Leadership and Character in Uncertain Times

Over the past five weeks I completed a Harvard Kennedy School online course, Leadership and Character in Uncertain Times. I particularly enjoyed the contributions from Ron Heifetz on adaptive leadership.

Leadership is about accepting responsibility for enabling others to achieve shared purpose under conditions of uncertainty. It is mobilising people to make progress on adaptive problems. Adaptive problems are ones we need to figure out how to solve. Leadership is mobilising people to meet a collective challenge. 

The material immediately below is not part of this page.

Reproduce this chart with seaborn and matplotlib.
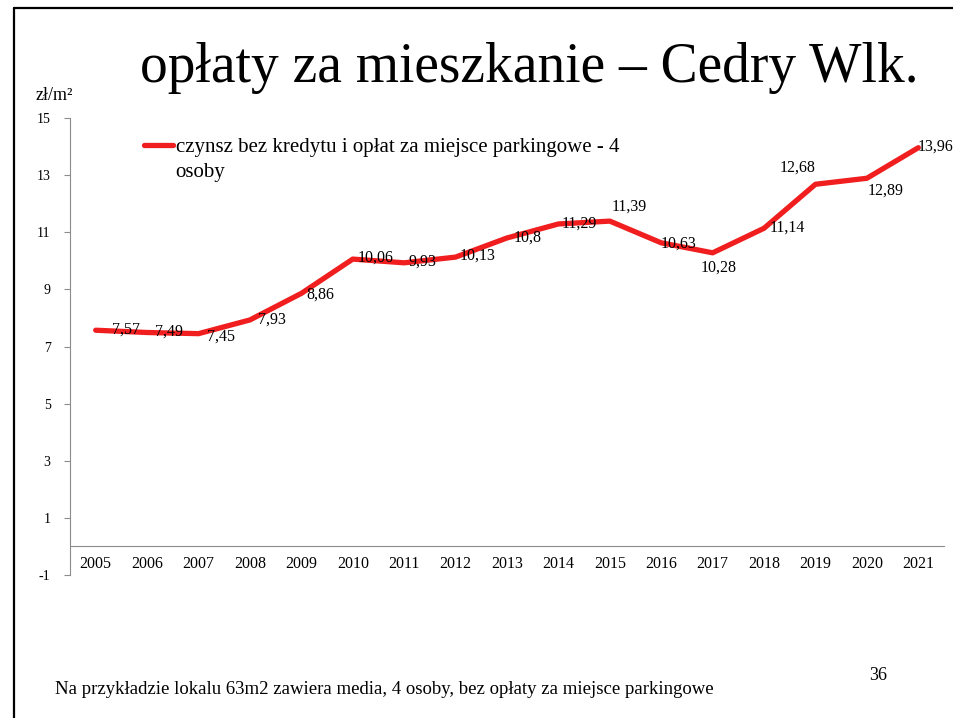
import pandas as pd
import seaborn as sns
from matplotlib import pyplot as plt
from matplotlib.lines import Line2D

# dane
years = [str(y) for y in range(2005, 2022)]
rent = [7.57, 7.49, 7.45, 7.93, 8.86, 10.06, 9.93, 10.13, 10.8, 11.29,
        11.39, 10.63, 10.28, 11.14, 12.68, 12.89, 13.96]
series_name = "czynsz bez kredytu i opłat za miejsce parkingowe - 4\nosoby"
y_ticks = [-1, 1, 3, 5, 7, 9, 11, 13, 15]

# przesunięcia etykiet wartości (piksele)
label_offsets = [(30, 1), (22, 1), (22, -3), (22, 0), (19, -1), (23, 1), (18, 1),
                 (22, 1), (21, 0), (21, 0), (19, 14), (17, -1), (6, -15),
                 (23, 1), (-18, 17), (19, -12), (17, 1)]

sns.set_style("white")
plt.rcParams['font.family'] = ['Liberation Serif', 'DejaVu Serif']
plt.rcParams['text.color'] = 'black'
plt.rcParams['axes.unicode_minus'] = False

df = pd.DataFrame({'rok': years, 'czynsz': rent})

fig = plt.figure(figsize=(9.54, 7.18), dpi=100)
ax = fig.add_axes([70 / 954, 1 - 575 / 718, 874 / 954, 457 / 718])

red = '#f01e1e'
sns.lineplot(data=df, x='rok', y='czynsz', ax=ax, color=red, linewidth=3.8,
             sort=False, label=series_name)

for i, (v, (dx, dy)) in enumerate(zip(rent, label_offsets)):
    txt = f"{v:g}".replace('.', ',')
    ax.annotate(txt, (i, v), xytext=(dx, dy), textcoords='offset pixels',
                ha='center', va='center', fontsize=11.5, color='black')

ax.set_xlim(-0.5, len(years) - 0.5)
ax.set_ylim(-1, 15)
ax.set_yticks(y_ticks)
ax.set_xlabel('')
ax.set_ylabel('')

grey = '#8c8c8c'
for s in ['top', 'right']:
    ax.spines[s].set_visible(False)
ax.spines['left'].set_color(grey)
ax.spines['bottom'].set_color(grey)
ax.spines['bottom'].set_position(('data', 0))

ax.set_xticks(range(len(years)))
ax.set_xticklabels(years)
ax.set_xticks([i - 0.5 for i in range(len(years) + 1)], minor=True)
ax.tick_params(axis='x', which='major', length=0, labelsize=11.5, pad=7,
               labelcolor='black')
ax.tick_params(axis='x', which='minor', length=4, direction='in', color=grey)
ax.tick_params(axis='y', length=4, direction='out', color=grey, labelsize=10,
               left=True, pad=10, labelcolor='black')

leg = ax.legend(loc='upper left', bbox_to_anchor=(0.085, 0.957), frameon=False,
                fontsize=15, handlelength=1.4, handletextpad=0.1,
                borderpad=0, borderaxespad=0)
leg.get_texts()[0].set_linespacing(1.45)
# uchwyt legendy na wysokości pierwszej linii tekstu
for col in leg._legend_handle_box.get_children():
    for row in col.get_children():
        row.align = 'top'

fig.text(0.5545, 1 - 82 / 718, "opłaty za mieszkanie – Cedry Wlk.",
         ha='center', va='baseline', fontsize=40)
fig.text(36 / 954, 1 - 95 / 718, "zł/m²", ha='left', va='center', fontsize=13)
fig.text(55 / 954, 1 - 690 / 718,
         "Na przykładzie lokalu 63m2 zawiera media, 4 osoby, bez opłaty za miejsce parkingowe",
         ha='left', va='center', fontsize=13.5)
fig.text(878 / 954, 1 - 676 / 718, "36", ha='center', va='center', fontsize=13)

# ramka slajdu
fig.add_artist(Line2D([14 / 954, 14 / 954], [0, 1 - 8 / 718],
                      transform=fig.transFigure, color='black', lw=1.6))
fig.add_artist(Line2D([14 / 954, 1], [1 - 8 / 718, 1 - 8 / 718],
                      transform=fig.transFigure, color='black', lw=1.6))

fig.savefig('out.png', dpi=100)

A framework of mutuality or shared vision is a leap forward from the traditional conception of leadership. One of central tasks of leadership is to build containing vessels, structures, and processes for orchestrating different voices – holding environments in which those pressures can be harnessed. Properly orchestrated, passionately held differences generate not only conflict but also creativity and the evolution of public attitudes. 

Leadership involves the art of orchestrating legitimate conflicts as people renegotiate their loyalties and fashion new integrative perspectives that build upon, but depart from previous points of view. A successful adaptation enables a living system to take the best from its history into the future. People do not resist change; people resist loss. Leadership requires ongoing reality testing and a public honesty that mobilises people to tolerate uncertainty and ambiguity and the need to take responsibility for tough trade-offs in their lives. Sharp discontinuities do not succeed. Significant and sustainable change builds on the past. 

Leadership for change is mainly not about change. It is about mobilising people to identify what is essential and precious to protect from the past and sift through, identify, and emotionally accept cultural DNA that must be discarded to meet today’s challenges, and then run the experiments that will enable the discovery of new ways that can be married to the old so that people can bring the best of their heritage into the future. Leadership is disappointing people at a rate they can tolerate. 

Find where people are beginning to disagree. Then back up and find out what they agree on.  This is the holding ground, where you proceed through trial and error. Focus on the problem, not the factions. Make them constituents in the work. Mobilise people to do the work rather than fall into the seductive space of being the one with all of the answers. Help people with the problem to own the problem. The people with the problem are the problem, but they are also part of the solution. 

Leadership is pointing people at the problem. It requires constant attention. We have to work with people who we really don’t agree with.

One thought on “Leadership and Character in Uncertain Times

  1. G’Day Cameron.
    Thanks for sharing this post. The last several months have certainly been a challenge for everyone in schools however particularly school leaders. The need to be adaptive and shift thinking, processes and therefore outcomes when there is a level of uncertainly is immense.